December 10, 2004|Ernesto Lechner | Special to The Times

It was the mid-'70s. Before Brian Eno invented ambient music and produced seminal records by David Bowie and U2, the former Roxy Music keyboardist released a series of highly idiosyncratic albums that combined oblique pop melodies with dissonant sonics and stream-of-consciousness lyrics.

Even for the experimental '70s, albums such as 1974's "Taking Tiger Mountain (By Strategy)" and 1977's "Before and After Science" had a wildly eccentric feel to them. They created a jarring contrast of chaos and beauty, suggesting that Eno was seriously ahead of his time.

Thirty years later, re-created versions of songs from the "Tiger" album sounded fresh and mesmerizing as performed by the seven-piece Enorchestra on Wednesday at the Knitting Factory.

Created by San Francisco-based guitarist Doug Hilsinger and singer Caroleen Beatty, the project has been praised by Eno himself, and it's easy to understand why.

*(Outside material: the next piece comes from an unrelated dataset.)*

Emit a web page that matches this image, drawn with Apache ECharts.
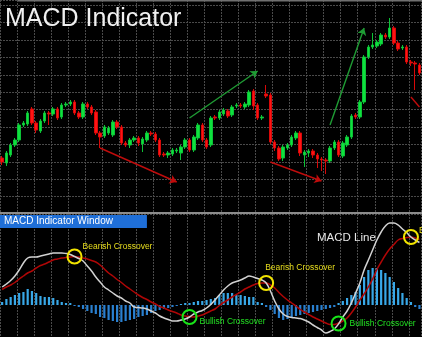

If there is a fault with the original "Tiger" LP, it is the dryness of its robotic beats and flat vocalizing.

The Enorchestra's massive live sound (three guitars, bass, two percussionists and raucous vocal harmonies) added a zesty immediacy to quirky nuggets such as "Mother Whale Eyeless" and the gloriously hypnotic "The Great Pretender."

Purists may argue with Hilsinger's decision to have a female vocalist tackling these songs, but Eno's material was always strangely androgynous. Beatty's full-bodied pipes brought a welcome touch of cabaret-style drama to the procedures.

The band had no problem reproducing the intricacies of the material at hand -- no small feat, considering that the original recordings boasted skillful players such as Phil Manzanera, Robert Wyatt and Phil Collins.

Functioning as much more than mere covers, the Enorchestra's reinterpretations underscored Eno's role as a British art-rock pioneer.